I'm sorry, but I don't see why it's UCS-2 any more or less than
UTF-16. That's like arguing whether 8-bit strings contains ASCII or
UTF-8. That's up to the application; the data type can be used for
either.
> > It may change *eventually* -- when we switch to UCS-4 for the internal
> > representation. Until then, the API will deal in 16-bit values that
> > may or may not be "characters".
>
> You don't need to switch to UCS-4 internally to implement what I'm
> suggesting.
But unless I misunderstand what it *is* that you are suggesting, the
O(1) indexing property can't be retained with your suggestion, and
that's out of the question.
> > I'd say that ideally the choice to have a 2 or 4 byte internal
> > representation (or no Unicode support at all, for some platforms like
> > PalmOS!) should be a configuration choice.
>
> I don't think it should be a configuration choice. That leads to
> incompatibilities between people's scripts. It's bad enough already
> with some things working with threaded versions of python and some not
> (e.g., Zope requires threading, but mod_python doesn't work if its
> turned on).
That turned out to be a myth, actually. mod_python works fine with
threads on most platforms.
Anyway, code that specifically doesn't work when a particular feature
is turned *on* is rare.
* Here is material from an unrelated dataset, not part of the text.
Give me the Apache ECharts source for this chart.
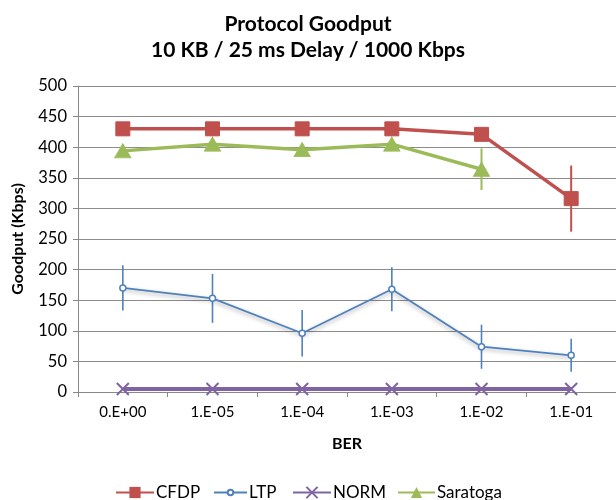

Code that *requires* a specific feature is
common, of course, and I would think that Python's Unicode type is
useful as it is for applications that don't need the newer planes.
> BTW, Palm recently joined the Unicode Consortium, and Symbian has
> Unicode support.
>
> >Right now the implementation doesn't allow that choice at all, which
> >should be remedied -- maybe you can help by submitting patches?
>
> Touché.
:-)
--Guido van Rossum (home page: http://www.python.org/~guido/)